The Democrats argue that “damage … will be long-lasting and potentially irrevocable if the President’s ability to stonewall Congress goes unchecked.”

Making their case to move forward with impeachment, the report said that “any future President will feel empowered to resist an investigation into their own wrongdoing, malfeasance, or corruption, and the result will be a nation at far greater risk of all three.”

In a news conference, House intelligence committee chairman Adam Schiff described Mr. Trump as a “President who believes that he is beyond indictment, beyond impeachment, beyond any form of accountability and indeed above the law.”

’RAMBLINGS’

Mr. Trump, who is in London for a NATO summit, repeated accusations that Democrats are using the impeachment process to engage in a politically motivated attack seeking to undo the results of the 2016 presidential election by removing him from office. Opinion polls show Americans are bitterly divided over impeachment.

White House spokeswoman Stephanie Grisham said Democrats had conducted a “one-sided sham process” that had failed to produce any evidence of wrongdoing by Mr. Trump.

“This report reflects nothing more than their frustrations.

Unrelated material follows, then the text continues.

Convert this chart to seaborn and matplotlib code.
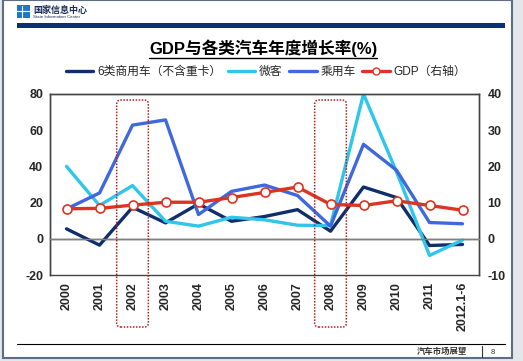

Chairman Schiff’s report reads like the ramblings of a basement blogger straining to prove something when there is evidence of nothing,” Ms. Grisham said in a statement.

Lawmakers and the public have heard testimony from current and former officials that military aid was withheld from Ukraine and that a White House meeting with Mr. Zelensky was conditioned on Kyiv announcing a probe into Mr. Biden, as well as one into a debunked conspiracy theory about Ukrainian interference in the 2016 U.S. election.

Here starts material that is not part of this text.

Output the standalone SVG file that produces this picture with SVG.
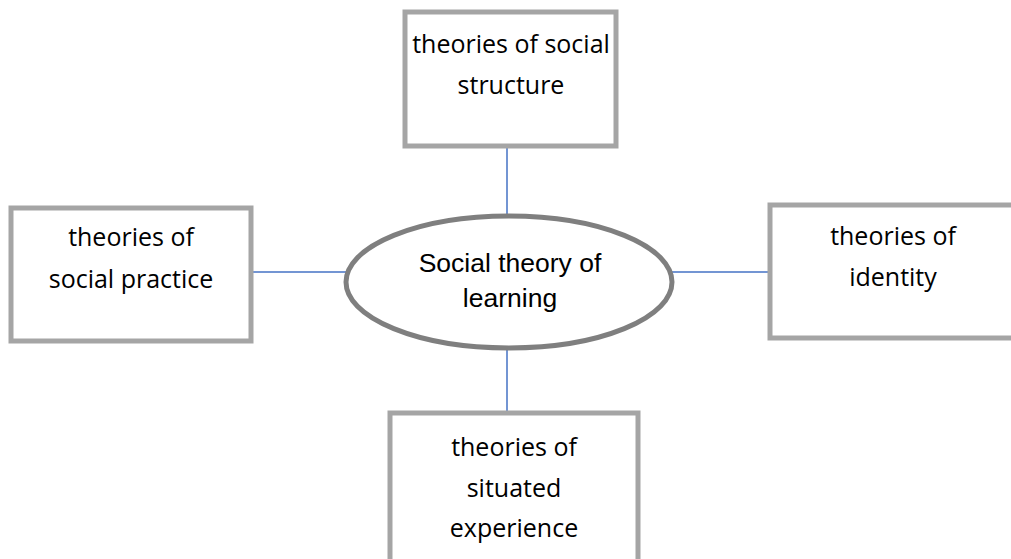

The report was approved by the intelligence panel on a partisan vote Tuesday evening. The vote was 13-9. It was not immediately clear how each member voted.

If the full House eventually votes to approve formal impeachment charges, a trial would be held in the Republican-led U.S. Senate, where a two-thirds majority of those present would be required to convict Mr. Trump and remove him from office.

Open this photo in gallery:

House Intelligence Committee Chairman Adam Schiff (D-CA) holds a news conference shortly after the release of the committee's Trump-Ukraine Impeachment Inquiry Report at the U.S. Capitol Dec. 03, 2019 in Washington, DC.Chip Somodevilla/Getty Images

PHONE RECORDS

The report also brought to light new allegations by Democrats about phone calls between Mr. Trump’s Republican allies.

The report suggested wrongdoing within the executive branch extended beyond Mr. Trump.

The report said many of Mr. Trump’s “closest subordinates and advisors,” including White House acting chief of staff Mick Mulvaney, Secretary of State Mike Pompeo and Secretary of Energy Rick Perry aided Mr. Trump’s efforts to press Ukraine, and withheld information from Congress. Senior administration officials declined to testify in the proceedings.

The report cited dozens of previously unreported phone records of contact between Mr. Trump’s personal lawyer, Rudy Giuliani, Mr. Giuliani’s associates, the House intelligence committee’s top Republican, Devin Nunes, and the White House’s Office of Management and Budget.

A spokesman for Mr. Nunes did not respond to a request for comment.

The report also sought to push back at a frequent defence of Mr. Trump among Republican lawmakers – that the political novice was simply doing what all presidents do.

“The President’s misconduct was not an isolated occurrence, nor was it the product of a naive president,” the report argues.

Republicans, in an advance rebuttal released Monday, said Democrats had not established that Mr. Trump had committed an impeachable offence.

Mr. Trump and other Republicans have suggested that Mr. Biden and his son Hunter Biden, who was on the board of a Ukrainian energy company, should be investigated for corruption. The Bidens have denied wrongdoing.